The first day out we went to Sung Sot Cave, it’s an easy walk up about 50 stairs to the first cave, of three. The caves all had florescent lighting and our guide pointed out the different formations that had been named by locals years ago. The first cave you enter is the smallest and they get larger the deeper into the mountain you go. There’s an observation deck at the end of the third cave that over looks a small part of the bay, but with the heavy mist I couldn’t see much.
After the Sung Sot Cave we continued on through the maze of Halong Bay. It was so misty visibility was low, but so majestic. We anchored by Bo Hon Island for our first nights sleep, close to Titop Beach. We weren’t in the area where all the boats were though. We were 10 minutes away from the congestion of all the other cruise liners, anchored in a spot with only other Paradise cruise boats.One of my favorite thing about our room was we had windows on both sides of the boat, so you could see right through it, made for some pretty good lighting.

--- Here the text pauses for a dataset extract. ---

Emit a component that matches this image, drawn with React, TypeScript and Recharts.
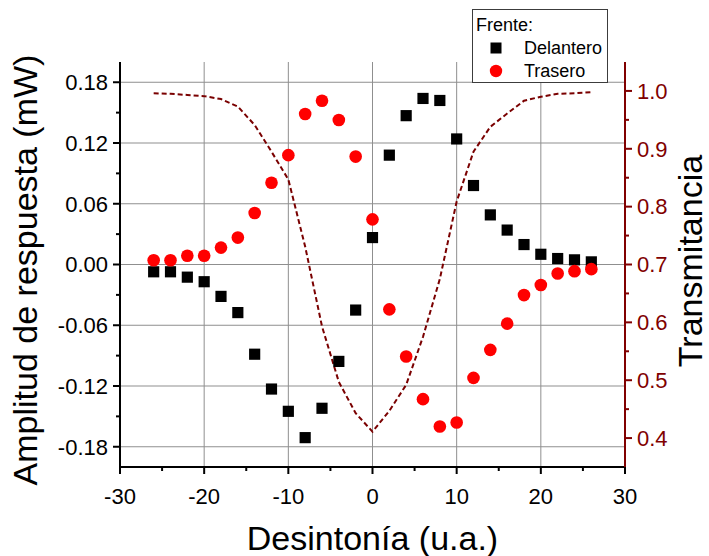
import { CartesianGrid, ComposedChart, Label, Legend, Line, Scatter, XAxis, YAxis, ZAxis } from "recharts";

// detuning values (u.a.) shared by all three series
const detuning = [
  -26, -24, -22, -20, -18, -16, -14, -12, -10, -8, -6, -4, -2, 0, 2, 4, 6, 8, 10, 12, 14, 16, 18,
  20, 22, 24, 26,
];

// response amplitude (mW), front "Delantero"
const delantero = [
  -0.0072, -0.0072, -0.0125, -0.017, -0.0315, -0.0475, -0.0886, -0.123, -0.145, -0.171, -0.142,
  -0.0957, -0.045, 0.0266, 0.108, 0.147, 0.164, 0.162, 0.124, 0.078, 0.049, 0.034, 0.0197, 0.0101,
  0.0059, 0.0046, 0.0026,
];

// response amplitude (mW), front "Trasero"
const trasero = [
  0.0042, 0.0042, 0.0086, 0.0086, 0.0167, 0.0266, 0.0508, 0.0807, 0.108, 0.1486, 0.1617, 0.1427,
  0.1066, 0.0446, -0.0443, -0.0908, -0.133, -0.16, -0.156, -0.112, -0.0843, -0.0584, -0.0302,
  -0.0203, -0.0089, -0.0066, -0.0046,
];

// transmittance (right axis)
const transmitancia = [
  0.996, 0.995, 0.993, 0.991, 0.986, 0.973, 0.941, 0.895, 0.847, 0.731, 0.593, 0.497, 0.443, 0.411,
  0.447, 0.492, 0.575, 0.675, 0.809, 0.895, 0.938, 0.961, 0.983, 0.99, 0.995, 0.996, 0.998,
];

const xMajor = [-30, -20, -10, 0, 10, 20, 30];
const xMinor = [-25, -15, -5, 5, 15, 25];
const xGrid = [-20, -10, 0, 10, 20];
const ampMajor = [-0.18, -0.12, -0.06, 0, 0.06, 0.12, 0.18];
const ampMinor = [-0.15, -0.09, -0.03, 0.03, 0.09, 0.15];
const transMajor = [0.4, 0.5, 0.6, 0.7, 0.8, 0.9, 1.0];
const transMinor = [0.45, 0.55, 0.65, 0.75, 0.85, 0.95];

const delData = detuning.map((x, i) => ({ x, y: delantero[i] }));
const trasData = detuning.map((x, i) => ({ x, y: trasero[i] }));
const transData = detuning.map((x, i) => ({ x, t: transmitancia[i] }));

const FONT = '"Liberation Sans", Arial, Helvetica, sans-serif';
const DARK_RED = "#800000";
const GRID = "#8f8f8f";

// layout
const W = 709;
const H = 556;
const TOP = 62;
const LEFT_W = 120;
const RIGHT_W = 84;
const BOTTOM_H = 89;

const TICK_LEN = 7;
const MINOR_LEN = 4;
const GAP = 5;
const X_GAP = 14;

const isIn = (v: number, list: number[]) => list.some((m) => Math.abs(m - v) < 1e-9);

function LeftTick(props: any) {
  const { x, y, payload } = props;
  const v = payload.value as number;
  const major = isIn(v, ampMajor);
  const ax = x + TICK_LEN + GAP;
  return (
    <g>
      <line x1={ax - (major ? TICK_LEN : MINOR_LEN)} x2={ax} y1={y} y2={y} stroke="#000" strokeWidth={2} />
      {major && (
        <text x={x} y={y} dy="0.355em" textAnchor="end" fontSize={22} fontFamily={FONT} fill="#000">
          {v.toFixed(2)}
        </text>
      )}
    </g>
  );
}

function RightTick(props: any) {
  const { x, y, payload } = props;
  const v = payload.value as number;
  const major = isIn(v, transMajor);
  const ax = x - TICK_LEN - GAP;
  return (
    <g>
      <line x1={ax} x2={ax + (major ? TICK_LEN : MINOR_LEN)} y1={y} y2={y} stroke={DARK_RED} strokeWidth={2} />
      {major && (
        <text x={x} y={y} dy="0.355em" textAnchor="start" fontSize={22} fontFamily={FONT} fill={DARK_RED}>
          {v.toFixed(1)}
        </text>
      )}
    </g>
  );
}

function BottomTick(props: any) {
  const { x, y, payload } = props;
  const v = payload.value as number;
  const major = isIn(v, xMajor);
  const ay = y - TICK_LEN - X_GAP;
  return (
    <g>
      <line x1={x} x2={x} y1={ay} y2={ay + (major ? TICK_LEN : MINOR_LEN)} stroke="#000" strokeWidth={2} />
      {major && (
        <text x={x} y={y} dy="0.71em" textAnchor="middle" fontSize={22} fontFamily={FONT} fill="#000">
          {String(v)}
        </text>
      )}
    </g>
  );
}

function TopTick(props: any) {
  const { x, y, payload } = props;
  const v = payload.value as number;
  const major = isIn(v, xMajor);
  const ay = y + TICK_LEN + GAP;
  return <line x1={x} x2={x} y1={ay - (major ? TICK_LEN : MINOR_LEN)} y2={ay} stroke="#000" strokeWidth={2} />;
}

const legendItems = [
  { name: "Delantero", color: "#000000", shape: "square" },
  { name: "Trasero", color: "#ff0000", shape: "circle" },
];

function LegendBox() {
  return (
    <div
      style={{
        position: "relative",
        width: 136,
        height: 74,
        border: "1px solid #3c3c3c",
        background: "#fff",
        fontFamily: FONT,
        fontSize: 18,
        color: "#000",
        boxSizing: "border-box",
      }}
    >
      <div style={{ position: "absolute", left: 3, top: 4, lineHeight: "22px" }}>Frente:</div>
      {legendItems.map((item, i) => (
        <div key={item.name} style={{ position: "absolute", left: 0, top: 27 + i * 23, height: 22, width: 136 }}>
          <svg width={24} height={22} style={{ position: "absolute", left: 11, top: 0 }}>
            {item.shape === "square" ? (
              <rect x={6.5} y={5.5} width={11} height={11} fill={item.color} />
            ) : (
              <circle cx={12} cy={11} r={6.2} fill={item.color} />
            )}
          </svg>
          <span style={{ position: "absolute", left: 51, top: 0, lineHeight: "22px" }}>{item.name}</span>
        </div>
      ))}
    </div>
  );
}

export default function App() {
  return (
    <div style={{ position: "absolute", left: 0, top: 0, background: "#fff" }}>
      <ComposedChart width={W} height={H} margin={{ top: TOP, right: 0, bottom: 0, left: 0 }}>
        <CartesianGrid
          horizontalValues={ampMajor}
          verticalValues={xGrid}
          stroke={GRID}
          strokeWidth={1}
        />
        <XAxis
          type="number"
          dataKey="x"
          domain={[-30, 30]}
          ticks={[...xMajor, ...xMinor]}
          height={BOTTOM_H}
          tickSize={TICK_LEN}
          tickMargin={X_GAP}
          tickLine={false}
          tick={BottomTick}
          axisLine={{ stroke: "#000", strokeWidth: 2 }}
          interval={0}
        >
          <Label
            content={(p: any) => {
              const vb = p.viewBox || { x: LEFT_W, width: W - LEFT_W - RIGHT_W };
              return (
                <text x={vb.x + vb.width / 2} y={550} textAnchor="middle" fontSize={34} fontFamily={FONT} fill="#000">
                  Desintonía (u.a.)
                </text>
              );
            }}
          />
        </XAxis>
        <XAxis
          xAxisId="top"
          orientation="top"
          type="number"
          dataKey="x"
          domain={[-30, 30]}
          ticks={[...xMajor, ...xMinor]}
          height={0}
          tickSize={TICK_LEN}
          tickMargin={GAP}
          tickLine={false}
          tick={TopTick}
          axisLine={{ stroke: "#000", strokeWidth: 2 }}
          interval={0}
        />
        <YAxis
          type="number"
          domain={[-0.2, 0.2]}
          ticks={[...ampMajor, ...ampMinor]}
          width={LEFT_W}
          tickSize={TICK_LEN}
          tickMargin={GAP}
          tickLine={false}
          tick={LeftTick}
          axisLine={{ stroke: "#000", strokeWidth: 2 }}
          interval={0}
        >
          <Label
            content={() => (
              <text
                x={37}
                y={270}
                transform="rotate(-90, 37, 270)"
                textAnchor="middle"
                fontSize={34}
                fontFamily={FONT}
                fill="#000"
              >
                Amplitud de respuesta (mW)
              </text>
            )}
          />
        </YAxis>
        <YAxis
          yAxisId="right"
          orientation="right"
          type="number"
          domain={[0.35, 1.05]}
          ticks={[...transMajor, ...transMinor]}
          width={RIGHT_W}
          tickSize={TICK_LEN}
          tickMargin={GAP}
          tickLine={false}
          tick={RightTick}
          axisLine={{ stroke: DARK_RED, strokeWidth: 2 }}
          interval={0}
        >
          <Label
            content={() => (
              <text
                x={702}
                y={261}
                transform="rotate(-90, 702, 261)"
                textAnchor="middle"
                fontSize={34}
                fontFamily={FONT}
                fill="#000"
              >
                Transmitancia
              </text>
            )}
          />
        </YAxis>
        <ZAxis range={[125, 125]} />
        <Line
          yAxisId="right"
          data={transData}
          dataKey="t"
          type="linear"
          stroke="#7a0000"
          strokeWidth={2}
          strokeDasharray="5 3"
          dot={false}
          legendType="none"
          isAnimationActive={false}
        />
        <Scatter
          name="Delantero"
          data={delData}
          dataKey="y"
          fill="#000000"
          shape="square"
          isAnimationActive={false}
        />
        <Scatter
          name="Trasero"
          data={trasData}
          dataKey="y"
          fill="#ff0000"
          shape="circle"
          isAnimationActive={false}
        />
        <Legend
          layout="horizontal"
          verticalAlign="middle"
          align="center"
          wrapperStyle={{ left: 472, top: 9, width: 136, height: 74 }}
          content={LegendBox}
        />
      </ComposedChart>
    </div>
  );
}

Day 2. Said good bye to Dan and Heidi and were put on a different boat for the day. Went to Vong Vieng Floating Fishing Village, 1 of the 7 floating villages on Halong Bay. I learned some interesting facts. The government had recently taken 150 local Vietnamies from this village and made them move to mainland Vietnam. There’s now over 2000 people living on the water in Halong Bay and because of pollution in the water the government is actually having to step in and house these water inhabitants on the mainland.
Plus the schools- well classroom, is one teacher teaching ages 7-13 so education is suffering majorly. The classroom at this fishing village was tiny, size of my bedroom, composed of 6 desks and one chalkboard. There was a donation box at the entrance; Dylan and I dropped a few bucks in. We also learned that the one other door in the classroom led to the teachers actual bedroom. One teacher will work at the school for about 3 years then move.
Hui, our guide, told us its so important for the locals to learn English. He was 26yrs old, married with one baby and has never been out of Vietnam. I asked him if he could go anywhere in the world where would he go? He said, “Anywhere far away.” “Anywhere?” I questioned him. He replied with a simple but certain nod and said once again, “Anywhere”.